Task statement: Without the pictures, return all of the material exactly as written.
======== Collected material ========
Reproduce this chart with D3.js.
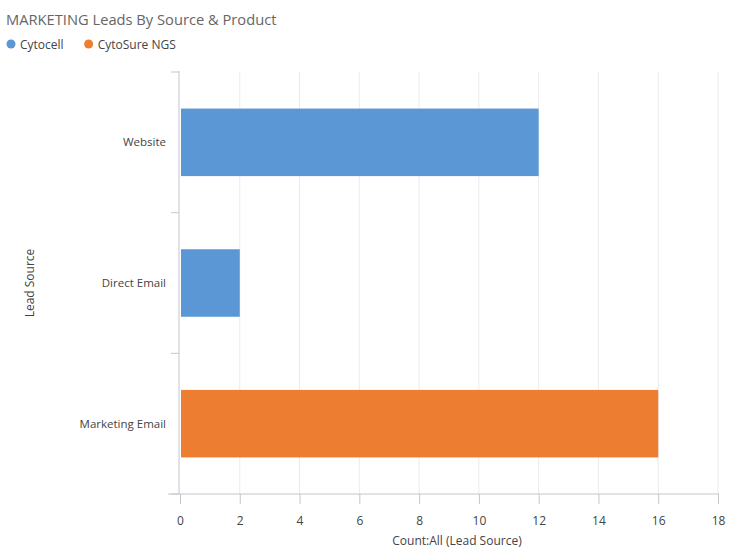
<!DOCTYPE html>
<html lang="en">
  <head>
    <meta charset="UTF-8" />
    <title>MARKETING Leads By Source &amp; Product</title>
    <script src="https://d3js.org/d3.v7.min.js"></script>
    <style>
      body { margin: 0; background: #fff; }
      text { font-family: 'Open Sans', 'Noto Sans', sans-serif; }
    </style>
  </head>
  <body>
    <svg width="740" height="560"></svg>

    <script>
      // Data
      const categories = ['Website', 'Direct Email', 'Marketing Email'];
      const seriesNames = ['Cytocell', 'CytoSure NGS'];
      const cytocell = [12, 2, 0];
      const cytosureNgs = [0, 0, 16];
      const xTicks = [0, 2, 4, 6, 8, 10, 12, 14, 16, 18];
      const colors = ['#5b97d5', '#ed7d31'];

      const rows = categories.map((c, i) => ({
        category: c,
        Cytocell: cytocell[i],
        'CytoSure NGS': cytosureNgs[i],
      }));
      const stacked = d3.stack().keys(seriesNames)(rows);

      const svg = d3.select('svg');
      const plotLeft = 180, plotRight = 718, plotTop = 72, plotBottom = 494;

      const x = d3.scaleLinear().domain([0, 18]).range([plotLeft, plotRight]);
      const y = d3
        .scaleBand()
        .domain(categories)
        .range([plotTop, plotBottom])
        .paddingInner(0.52)
        .paddingOuter(0.26);

      // Title
      svg.append('text')
        .attr('x', 6).attr('y', 25)
        .attr('font-size', 14.7)
        .attr('fill', '#666')
        .text('MARKETING Leads By Source & Product');

      // Legend
      const legend = svg.append('g');
      let lx = 11;
      seriesNames.forEach((name, i) => {
        legend.append('circle')
          .attr('cx', lx).attr('cy', 44).attr('r', 4.5)
          .attr('fill', colors[i]);
        const t = legend.append('text')
          .attr('x', lx + 9).attr('y', 48.5)
          .attr('font-size', 12)
          .attr('fill', '#444')
          .text(name);
        lx += t.node().getComputedTextLength() + 34;
      });

      // Grid lines
      svg.append('g')
        .selectAll('line')
        .data(xTicks.slice(1))
        .join('line')
        .attr('x1', (d) => x(d)).attr('x2', (d) => x(d))
        .attr('y1', plotTop).attr('y2', plotBottom)
        .attr('stroke', '#ebebeb');

      // Bars
      svg.append('g')
        .selectAll('g')
        .data(stacked)
        .join('g')
        .attr('fill', (d, i) => colors[i])
        .selectAll('rect')
        .data((d) => d.filter((s) => s[1] - s[0] > 0))
        .join('rect')
        .attr('x', (d) => x(d[0]) + 1)
        .attr('width', (d) => x(d[1]) - x(d[0]) - 1)
        .attr('y', (d) => y(d.data.category))
        .attr('height', y.bandwidth());

      // X axis
      const xAxis = svg.append('g')
        .attr('transform', `translate(0,${plotBottom})`)
        .call(d3.axisBottom(x).tickValues(xTicks).tickSize(10).tickPadding(12));
      xAxis.select('.domain').remove();
      xAxis.append('line')
        .attr('x1', 168).attr('x2', plotRight + 1)
        .attr('stroke', '#c3c6cc');
      xAxis.selectAll('.tick line').attr('stroke', '#c3c6cc');
      xAxis.selectAll('.tick text')
        .attr('font-size', 12).attr('fill', '#444')
        .style('font-family', "'Open Sans', sans-serif");

      // Y axis
      const bounds = categories.map((c) => y(c) - y.step() * 0.26).concat([plotBottom]);
      const yAxis = svg.append('g');
      yAxis.append('line')
        .attr('x1', plotLeft - 1).attr('x2', plotLeft - 1)
        .attr('y1', plotTop - 1).attr('y2', plotBottom)
        .attr('stroke', '#c3c6cc');
      yAxis.selectAll('.btick')
        .data(bounds)
        .join('line')
        .attr('class', 'btick')
        .attr('x1', plotLeft - 9).attr('x2', plotLeft - 1)
        .attr('y1', (d) => d).attr('y2', (d) => d)
        .attr('stroke', '#c3c6cc');
      yAxis.selectAll('.clabel')
        .data(categories)
        .join('text')
        .attr('class', 'clabel')
        .attr('x', 166)
        .attr('y', (d) => y(d) + y.bandwidth() / 2 + 4)
        .attr('text-anchor', 'end')
        .attr('font-size', 11.5)
        .attr('fill', '#444')
        .text((d) => d);

      // Axis titles
      svg.append('text')
        .attr('x', 457).attr('y', 545)
        .attr('text-anchor', 'middle')
        .attr('font-size', 12).attr('fill', '#444')
        .text('Count:All (Lead Source)');
      svg.append('text')
        .attr('transform', `translate(34,${(plotTop + plotBottom) / 2}) rotate(-90)`)
        .attr('text-anchor', 'middle')
        .attr('font-size', 12).attr('fill', '#444')
        .text('Lead Source');
    </script>
  </body>
</html>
========
Task solution:
Reproduce this chart with D3.js.
<!DOCTYPE html>
<html lang="en">
  <head>
    <meta charset="UTF-8" />
    <title>MARKETING Leads By Source &amp; Product</title>
    <script src="https://d3js.org/d3.v7.min.js"></script>
    <style>
      body { margin: 0; background: #fff; }
      text { font-family: 'Open Sans', 'Noto Sans', sans-serif; }
    </style>
  </head>
  <body>
    <svg width="740" height="560"></svg>

    <script>
      // Data
      const categories = ['Website', 'Direct Email', 'Marketing Email'];
      const seriesNames = ['Cytocell', 'CytoSure NGS'];
      const cytocell = [12, 2, 0];
      const cytosureNgs = [0, 0, 16];
      const xTicks = [0, 2, 4, 6, 8, 10, 12, 14, 16, 18];
      const colors = ['#5b97d5', '#ed7d31'];

      const rows = categories.map((c, i) => ({
        category: c,
        Cytocell: cytocell[i],
        'CytoSure NGS': cytosureNgs[i],
      }));
      const stacked = d3.stack().keys(seriesNames)(rows);

      const svg = d3.select('svg');
      const plotLeft = 180, plotRight = 718, plotTop = 72, plotBottom = 494;

      const x = d3.scaleLinear().domain([0, 18]).range([plotLeft, plotRight]);
      const y = d3
        .scaleBand()
        .domain(categories)
        .range([plotTop, plotBottom])
        .paddingInner(0.52)
        .paddingOuter(0.26);

      // Title
      svg.append('text')
        .attr('x', 6).attr('y', 25)
        .attr('font-size', 14.7)
        .attr('fill', '#666')
        .text('MARKETING Leads By Source & Product');

      // Legend
      const legend = svg.append('g');
      let lx = 11;
      seriesNames.forEach((name, i) => {
        legend.append('circle')
          .attr('cx', lx).attr('cy', 44).attr('r', 4.5)
          .attr('fill', colors[i]);
        const t = legend.append('text')
          .attr('x', lx + 9).attr('y', 48.5)
          .attr('font-size', 12)
          .attr('fill', '#444')
          .text(name);
        lx += t.node().getComputedTextLength() + 34;
      });

      // Grid lines
      svg.append('g')
        .selectAll('line')
        .data(xTicks.slice(1))
        .join('line')
        .attr('x1', (d) => x(d)).attr('x2', (d) => x(d))
        .attr('y1', plotTop).attr('y2', plotBottom)
        .attr('stroke', '#ebebeb');

      // Bars
      svg.append('g')
        .selectAll('g')
        .data(stacked)
        .join('g')
        .attr('fill', (d, i) => colors[i])
        .selectAll('rect')
        .data((d) => d.filter((s) => s[1] - s[0] > 0))
        .join('rect')
        .attr('x', (d) => x(d[0]) + 1)
        .attr('width', (d) => x(d[1]) - x(d[0]) - 1)
        .attr('y', (d) => y(d.data.category))
        .attr('height', y.bandwidth());

      // X axis
      const xAxis = svg.append('g')
        .attr('transform', `translate(0,${plotBottom})`)
        .call(d3.axisBottom(x).tickValues(xTicks).tickSize(10).tickPadding(12));
      xAxis.select('.domain').remove();
      xAxis.append('line')
        .attr('x1', 168).attr('x2', plotRight + 1)
        .attr('stroke', '#c3c6cc');
      xAxis.selectAll('.tick line').attr('stroke', '#c3c6cc');
      xAxis.selectAll('.tick text')
        .attr('font-size', 12).attr('fill', '#444')
        .style('font-family', "'Open Sans', sans-serif");

      // Y axis
      const bounds = categories.map((c) => y(c) - y.step() * 0.26).concat([plotBottom]);
      const yAxis = svg.append('g');
      yAxis.append('line')
        .attr('x1', plotLeft - 1).attr('x2', plotLeft - 1)
        .attr('y1', plotTop - 1).attr('y2', plotBottom)
        .attr('stroke', '#c3c6cc');
      yAxis.selectAll('.btick')
        .data(bounds)
        .join('line')
        .attr('class', 'btick')
        .attr('x1', plotLeft - 9).attr('x2', plotLeft - 1)
        .attr('y1', (d) => d).attr('y2', (d) => d)
        .attr('stroke', '#c3c6cc');
      yAxis.selectAll('.clabel')
        .data(categories)
        .join('text')
        .attr('class', 'clabel')
        .attr('x', 166)
        .attr('y', (d) => y(d) + y.bandwidth() / 2 + 4)
        .attr('text-anchor', 'end')
        .attr('font-size', 11.5)
        .attr('fill', '#444')
        .text((d) => d);

      // Axis titles
      svg.append('text')
        .attr('x', 457).attr('y', 545)
        .attr('text-anchor', 'middle')
        .attr('font-size', 12).attr('fill', '#444')
        .text('Count:All (Lead Source)');
      svg.append('text')
        .attr('transform', `translate(34,${(plotTop + plotBottom) / 2}) rotate(-90)`)
        .attr('text-anchor', 'middle')
        .attr('font-size', 12).attr('fill', '#444')
        .text('Lead Source');
    </script>
  </body>
</html>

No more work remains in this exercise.